The opera tells the story of Simon Powers, a successful and powerful businessman and inventor who reaches the end of his life and creates an electronic system where he can live forever. His family, friends and associates must decide what this means, how it affects them, and whether to follow. The performance uses 12 robots on stage that eventually “come alive” with Simon’s thoughts and feelings using a new technique called “disembodied performance,” which uses sensors and analysis software to translate Simon’s actual sounds and gestures into the robots’ behaviors.

“You’re meant to think about the limits where human life stops and where the machines begin,” Machover said. The opera provides an ideal setting for such an exploration of questions — the music and drama plays out before the audience’s eyes — and using moving robots, walls, and illusions provides a new way of showing mankind’s relationship to technology.

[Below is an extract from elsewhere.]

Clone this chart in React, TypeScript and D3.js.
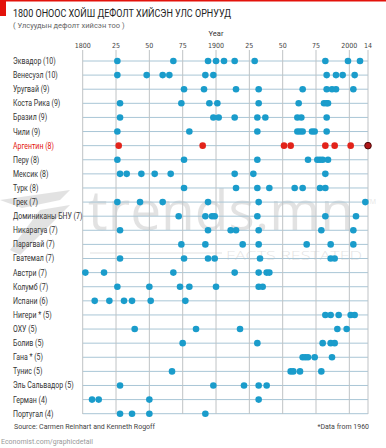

The idea that machines and humans will eventually become one is championed by the futurist Ray Kurzweil, who predicts it will happen in 2045. Yet Machover said he did not have Kurzweil in mind when writing the play. Instead, he was thinking about his own family — how life is ephemeral, and how incredibly difficult it is to share the entire texture of our lives with someone else. How we transmit that essence before we die — how we attempt to become, in a sense, immortal — is a question most humans ask before they die.

But transhumanism — the term for transforming the human condition by using technology to eliminate aging — is the logical conclusion to human evolution, MacIver said. Humans have always used technology to go beyond the limits of humanity — without clothes, for example, we would not be able to live this far north. As our technology becomes more powerful, the idea of transhumanism has pervaded human discourse — and has given us a new way of looking at the afterlife.

“Perhaps this is one way that people who no longer have religion can sanction public discourse on mortality or death,” he said.

Yet, as audience members brought up, there are a host of ethical questions about transhumanism, including questions of whether such beings could truly have the human condition. Could they create art? Could they have a human experience without the sensors of a physical body?

MacIver said he would be most worried about the potential impact on our physical world — if no one died, how could there be enough resources for everyone? Machover, too, raised the question of cycling: What would it mean if everyone was here forever, if there was no natural cycling of the population? If transhumanism becomes possible, it would like be available only to the elite. That, Machover said, shouldn’t be what technology is ultimately used for.

“How can we use our skills to enrich most of our lives rather than have a few of us live forever?” he said.

Alas, the idea of machines carrying on our souls is still far away — they are still fallible. Machover’s robots, for example, needed major software and hardware changes after the first performance six months ago.

“Technology is actually incredibly ephemeral,” he said. No word on whether Simon Powers’ system is backed up.